Most couples are able to reach an amicable agreement as to how their property will be divided – and they will save time and thousands of dollars in legal fees by finalising that agreement in a Binding Financial Agreement or Consent Orders. Such an agreement is reached either by the parties having discussions directly between themselves or with the assistance of lawyers putting together a proposal/counter-proposal until agreement is made.

But if no agreement can be reached then it becomes necessary to apply to the Family Courts for a judge to review the evidence (including the value of the assets and liabilities as well as the contributions made by each party to those assets and any future needs either party may have) and make a decision as to the division.

It is after a Binding Financial Agreement, Consent Orders or Court Orders are made that the assets/liabilities can be sold or transferred in accordance with the Agreement/Orders.
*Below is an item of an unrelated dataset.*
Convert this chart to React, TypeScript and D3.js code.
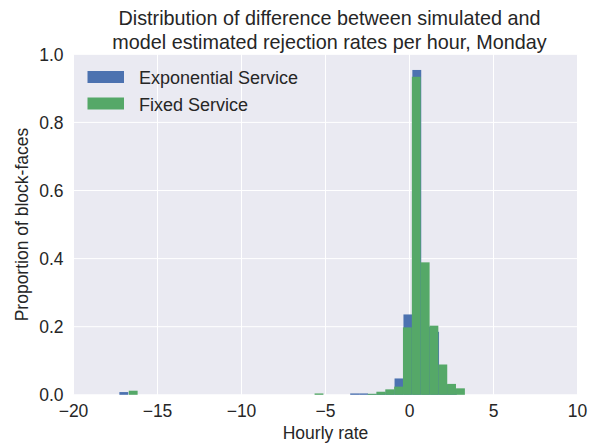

So why is the distinction between ‘divorce’ and ‘property division’ important not only for the end of a marriage but also for people in a de facto relationship? Well, it’s because while ‘divorce’ only applies to marriages ‘property division’ occurs not only at the end of a marriage but also at the end of a de facto relationship. That is, following the breakdown of a de facto relationship the parties have the same (or very similar) entitlements and obligations to property division as married people do.

Monday 6 May 2013

Why waiting to resolve your property division doesn't work

Resolving property matters months or years after separation can be even more fraught with issues than resolving it soon after separation. This is because of the practical realities of property matters and how much a time delay can impact on these issues. For example: 
·        The more time that has elapsed since separation the harder it can be to locate important documents – particularly if you have moved house. Furthermore, many organisations, such as banks, law firms, and government departments, destroy their documents after seven years so the necessary evidence may have quite literally disappeared. This does not necessarily mean that resolution will not be possible but it will add to the time it takes to resolve the matter and certainly the costs;
·        If you and your former partner have obtained a divorce – perhaps because one of you wished to remarry – and more than 12 months has elapsed since that divorce order became final it will be necessary to obtain the consent of the Court to commence proceedings for property division or even to resolve your property matters by Consent Order.  Again, this does not mean that division of property will not occur but it will add time and cost;
·        Often after separation one party is left paying the debts of the relationship on their own. These ‘post-separation contributions’ can be recognised in any later division but they are not always recognised in the ‘dollar-for-dollar’ sense and as such the party making the payments may never receive full credit or refund for such contributions. And should there be a lengthy period of time these payments can quickly add up; and
·        One of the factors that the Court can take into account when ordering a property division is what we refer to as ‘future needs/future resources’ – and this means that should one person have managed to pull ahead in life while the other has struggled or stagnated than there may be an adjustment against the person who has done better – even if this has been achieved under their labour and effort.
·        If you choose to transfer your house from joint names to one of you solely right after separation – but don’t finalise your property division for some time – you may also miss out on valuable tax incentives which are available when using one of the legal options. For example, there is an exemption for the stamp duty payable on such transfer if you enter into a legal agreement or have Court Orders made. There is also roll-over relief for CGT should you transfer a property into one of your sole names and that property had previously been used by you as an income earning property.